Frequently, we see two firefighting rigs spraying arcs of water over an arriving or departing Flight while at an airport or on the news.
Why are certain airplanes celebrated with such great joy? In principle, the water salute is a cheerful airport tradition to honor military veterans or a senior pilot on his or her last flight before retiring. On such occasions, two firefighting rigs expel plumes of water forming an arch, and the airplane goes under it. Symbolically, this ceremony is similar to a bridal party walking under a wedding arch or the saber arch formed to honor infantry or navy officers. More often than not, however, the water salute marks the arrival of the first or last flight of an airline to an airport.

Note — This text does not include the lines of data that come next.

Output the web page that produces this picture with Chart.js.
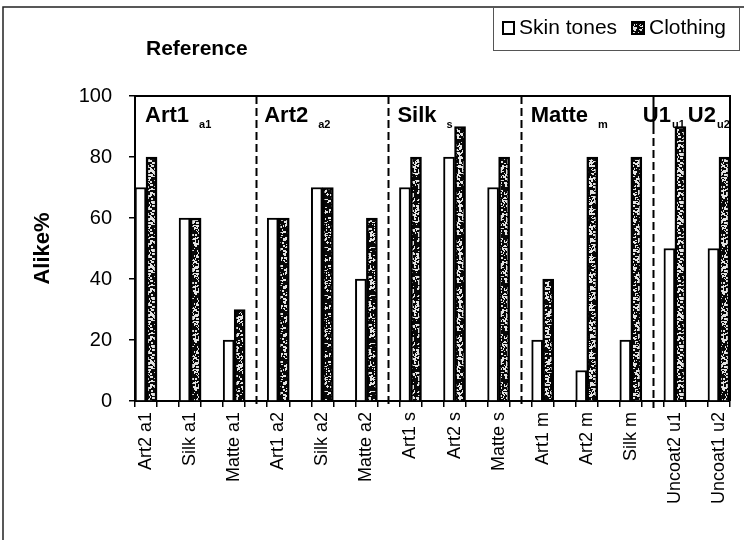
<!DOCTYPE html>
<html lang="en">
<head>
  <meta charset="UTF-8" />
  <title>Reference</title>
  <script src="https://cdn.jsdelivr.net/npm/chart.js"></script>
  <style>
    html, body { margin: 0; padding: 0; background: #fff; }
    .wrap { position: relative; width: 748px; height: 540px; }
  </style>
</head>
<body>
  <div class="wrap">
    <canvas id="chart"></canvas>
  </div>

  <script>
    // one entry per image pair
    const categories = ['Art2 a1', 'Silk a1', 'Matte a1', 'Art1 a2', 'Silk a2', 'Matte a2',
      'Art1 s', 'Art2 s', 'Matte s', 'Art1 m', 'Art2 m', 'Silk m', 'Uncoat2 u1', 'Uncoat1 u2'];
    const skinTones = [70, 60, 20, 60, 70, 40, 70, 80, 70, 20, 10, 20, 50, 50];
    const clothing  = [80, 60, 30, 60, 70, 60, 80, 90, 80, 40, 80, 80, 90, 80];
    const yTicks = [0, 20, 40, 60, 80, 100];

    // reference paper headings along the top of the plot
    const sectionNames = ['Art1', 'Art2', 'Silk', 'Matte', 'U1', 'U2'];
    const sectionSubs  = ['a1', 'a2', 's', 'm', 'u1', 'u2'];

    const FONT = '"Liberation Sans", Arial, sans-serif';

    // an empty slot goes between every pair of bars
    function spread(arr, blank) {
      const out = [];
      arr.forEach((v, i) => {
        out.push(v);
        if (i < arr.length - 1) out.push(blank);
      });
      return out;
    }

    // dark bars with coarse light speckle, like the printed screen
    function speckle() {
      const c = document.createElement('canvas');
      c.width = c.height = 48;
      const g = c.getContext('2d');
      g.fillStyle = '#080808';
      g.fillRect(0, 0, 48, 48);
      g.fillStyle = '#e4e4e4';
      let s = 98765;
      const next = () => { s ^= s << 13; s ^= s >>> 17; s ^= s << 5; return (s >>> 0); };
      for (let i = 0; i < 430; i++) {
        const x = next() % 48, y = next() % 48;
        g.fillRect(x, y, 1 + (next() % 3), 1 + (next() % 2));
      }
      return g.createPattern(c, 'repeat');
    }
    const clothFill = speckle();

    const labels = spread(categories, '');
    // slot index of the gap after every third pair
    const dividers = [5, 11, 17, 23];

    const decor = {
      id: 'decor',
      afterDatasetsDraw(chart) {
        const { ctx, chartArea: a, scales: { x } } = chart;
        ctx.save();
        ctx.strokeStyle = '#000';

        // plot frame top and right
        ctx.lineWidth = 2;
        ctx.beginPath();
        ctx.moveTo(a.left, a.top);
        ctx.lineTo(a.right, a.top);
        ctx.lineTo(a.right, a.bottom);
        ctx.stroke();

        // dashed dividers between the paper groups
        dividers.forEach((d, i) => {
          const px = Math.round(x.getPixelForValue(d)) + 0.5;
          ctx.setLineDash([8, 4]);
          ctx.beginPath();
          ctx.moveTo(px, a.top + (i === 3 ? 30 : 0));
          ctx.lineTo(px, a.bottom + 7);
          ctx.stroke();
          if (i === 3) {
            ctx.setLineDash([]);
            ctx.beginPath();
            ctx.moveTo(px, a.top);
            ctx.lineTo(px, a.top + 30);
            ctx.stroke();
          }
        });
        ctx.setLineDash([]);

        // group headings with subscripts
        const d = dividers.map(v => x.getPixelForValue(v));
        const anchors = [a.left + 10, d[0] + 8, d[1] + 9, d[2] + 10, d[3] - 10, d[3] + 35];
        const subGap = [10, 10, 10, 10, 1, 1];
        ctx.fillStyle = '#000';
        ctx.textBaseline = 'alphabetic';
        ctx.textAlign = 'left';
        sectionNames.forEach((name, i) => {
          ctx.font = 'bold 22px ' + FONT;
          ctx.fillText(name, anchors[i], a.top + 26);
          const w = ctx.measureText(name).width;
          ctx.font = 'bold 11px ' + FONT;
          ctx.fillText(sectionSubs[i], anchors[i] + w + subGap[i], a.top + 32);
        });
        ctx.restore();
      },
      afterDraw(chart) {
        const { ctx } = chart;
        ctx.save();

        // page frame
        ctx.strokeStyle = '#222';
        ctx.lineWidth = 1.5;
        ctx.beginPath();
        ctx.moveTo(3, 540);
        ctx.lineTo(3, 7);
        ctx.lineTo(744, 7);
        ctx.stroke();

        // title
        ctx.fillStyle = '#000';
        ctx.font = 'bold 21px ' + FONT;
        ctx.textAlign = 'left';
        ctx.textBaseline = 'alphabetic';
        ctx.fillText('Reference', 146, 55);

        // legend box
        ctx.fillStyle = '#fff';
        ctx.fillRect(493, 7, 247, 44);
        ctx.strokeStyle = '#555';
        ctx.lineWidth = 1;
        ctx.strokeRect(493.5, 7.5, 246, 43);

        const sets = chart.data.datasets;
        ctx.lineWidth = 2;
        ctx.strokeStyle = '#000';
        ctx.fillStyle = sets[0].backgroundColor;
        ctx.fillRect(503, 22, 11, 12);
        ctx.strokeRect(503, 22, 11, 12);
        ctx.fillStyle = sets[1].backgroundColor;
        ctx.fillRect(632, 22, 12, 12);
        ctx.strokeRect(632, 22, 12, 12);

        ctx.fillStyle = '#000';
        ctx.font = '21px ' + FONT;
        ctx.textBaseline = 'middle';
        ctx.fillText(sets[0].label, 519, 28);
        ctx.fillText(sets[1].label, 649, 28);
        ctx.restore();
      }
    };

    new Chart(document.getElementById('chart'), {
      type: 'bar',
      data: {
        labels: labels,
        datasets: [
          {
            label: 'Skin tones',
            data: spread(skinTones, null),
            backgroundColor: '#fff',
            borderColor: '#000',
            borderWidth: 2
          },
          {
            label: 'Clothing',
            data: spread(clothing, null),
            backgroundColor: clothFill,
            borderColor: '#000',
            borderWidth: 2.5
          }
        ]
      },
      options: {
        responsive: true,
        maintainAspectRatio: false,
        animation: false,
        layout: { padding: { left: 0, right: 18, top: 96, bottom: 0 } },
        datasets: {
          bar: { categoryPercentage: 1, barPercentage: 1, borderSkipped: 'start' }
        },
        plugins: {
          legend: { display: false },
          tooltip: { enabled: false }
        },
        scales: {
          x: {
            afterFit: s => { s.height = 139; },
            border: { display: true, color: '#000', width: 2 },
            grid: {
              offset: true,
              drawOnChartArea: false,
              drawTicks: true,
              tickLength: 6,
              color: '#000',
              lineWidth: 1.5
            },
            ticks: {
              autoSkip: false,
              minRotation: 90,
              maxRotation: 90,
              padding: 5,
              color: '#000',
              font: { family: FONT, size: 18 }
            }
          },
          y: {
            min: 0,
            max: 100,
            afterFit: s => { s.width = 135; },
            afterBuildTicks: s => { s.ticks = yTicks.map(v => ({ value: v })); },
            border: { display: true, color: '#000', width: 2 },
            grid: {
              drawOnChartArea: false,
              drawTicks: true,
              tickLength: 6,
              color: '#000',
              lineWidth: 1.5
            },
            ticks: {
              padding: 17,
              color: '#000',
              font: { family: FONT, size: 20 }
            },
            title: {
              display: true,
              text: 'Alike%',
              color: '#000',
              padding: { top: 30, bottom: 0 },
              font: { family: FONT, size: 22, weight: 'bold' }
            }
          }
        }
      },
      plugins: [decor]
    });
  </script>
</body>
</html>
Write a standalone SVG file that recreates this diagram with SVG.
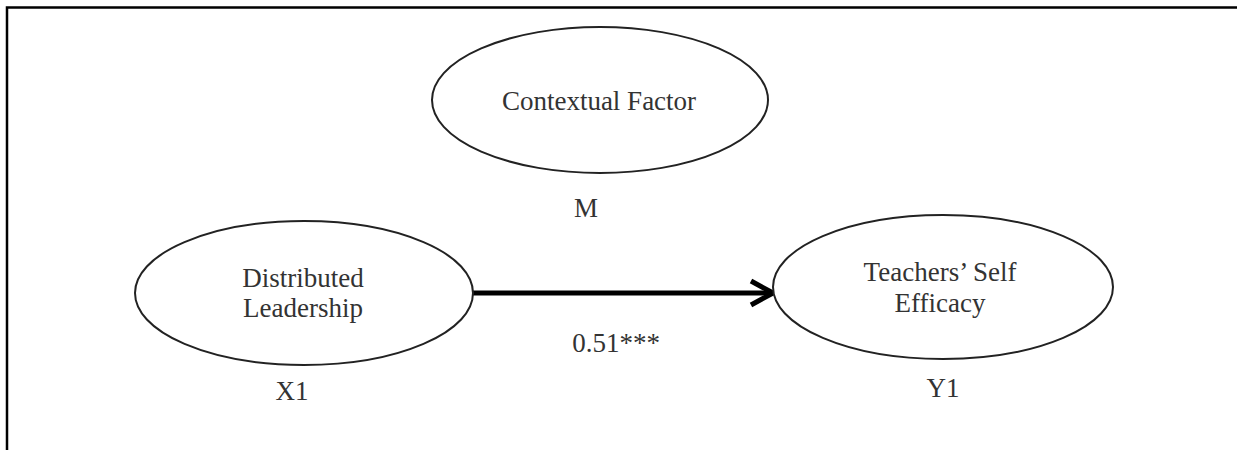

It is said that this tradition – which has no practical purpose – originated between the end of the 19th and the beginning of the 20th century during the golden age of transatlantic shipping. When those colossal vessels reached port, they were welcomed with water arches from fireboats to mark their happy and safe arrival. Even though it is not clear when this tradition started, it is believed that it must have been shortly after the invention of fireboats containing powerful water cannons. Later, this ceremony extended to airports to honor senior pilots as well as the first or the last flight of an airline. For instance, on its last flight from New York to Paris, the celebrated Concorde was honored with blue, white and red colored plumes of water expelled by firefighting rigs. If you are at the airport and see an airplane going under an arch of water, don’t panic! It is just a water salute.